Thursday I caught, quite by accident since I don’t listen to “Christian” radio, Chuck Colson’s program “Break Point.” He was ranting in his trademark Colson-ish way about Apple’s decisions to pull the Manhattan Declaration iPhone app in December and the Exodus International app this month.
Colson called for Christians to protest this decision by Apple, labeling the company’s action as an attack on free speech, stating,
“For the sake of religious liberty and free speech, we must not remain silent. Not on this issue, or on any issue that would threaten free speech and freedom of religion.”
Chuck Colson is wrong.
Apple is an independent company, not a government agency. The government is required by the Constitution to protect free speech and freedom of religion. Private companies and individuals are the beneficiaries of these freedoms, not enforcers.

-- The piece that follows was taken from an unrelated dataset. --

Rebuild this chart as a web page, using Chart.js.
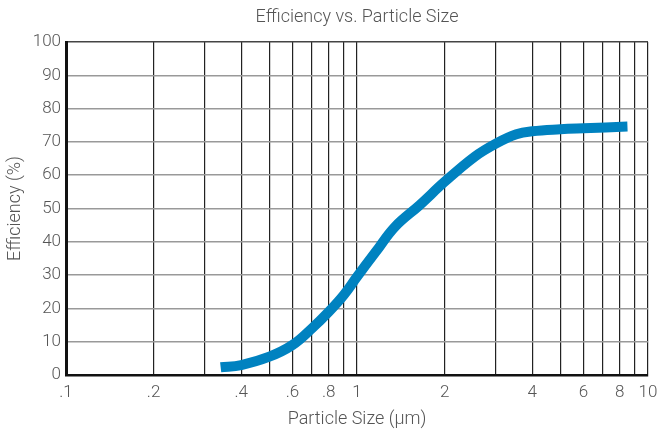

Government protections on free speech guarantee independent private businesses and individuals the legal right to make their own decisions about what they and will not do, who they will employ and support, and with whom they will and will not associate. Government protections on freedom of religion guarantee that each of us free to worship or not to worship as we see fit, whether we are Christian, Jewish, Muslim, Buddhist, atheist, or anything else.
Apple is exercising the same freedom that Christian businesses, organizations, and individuals treasure.
We want businesses like Chick-fil-A to have the freedom to close on Sundays, employ whom they chose, and to build charitable foundations such as WinShape, which are legally allowed to review requests “to determine if the program content is consistent with WinShape’s philosophies and values” and deny requests that are not consistent.
We want our private Christian schools to have the freedom to only employ staff who agree with the school’s theology and comply with lifestyle policies, and to set requirements for admission of students that reflect standards of thought and lifestyle.
Free speech means the freedom to say whatever you want to say, whether other people like it or not.
If we truly value these freedoms, we must not to attack them when others use the same freedoms to express disagreeing views.
The Supreme Court reinforced this definition in their recent decision on Westboro’s abhorrent signs at funerals. As Alana Goodman wrote on Commentary, “The price of free speech is that we have to put up with the worst of it.” As badly as I despise Westboro’s message as hateful and utterly mis-representative of the God I love and serve, they do have a constitutional right to say it.
Free speech means that those whose ideology and lifestyle choices are different or counter to ours also have the freedom to talk about those choices. They are free to decide what they will and will not support, what they will say, and with whom they will associate.
We must not demand freedom of speech for ourselves and in the same breath deny it to others. To do so is to attack free speech for all.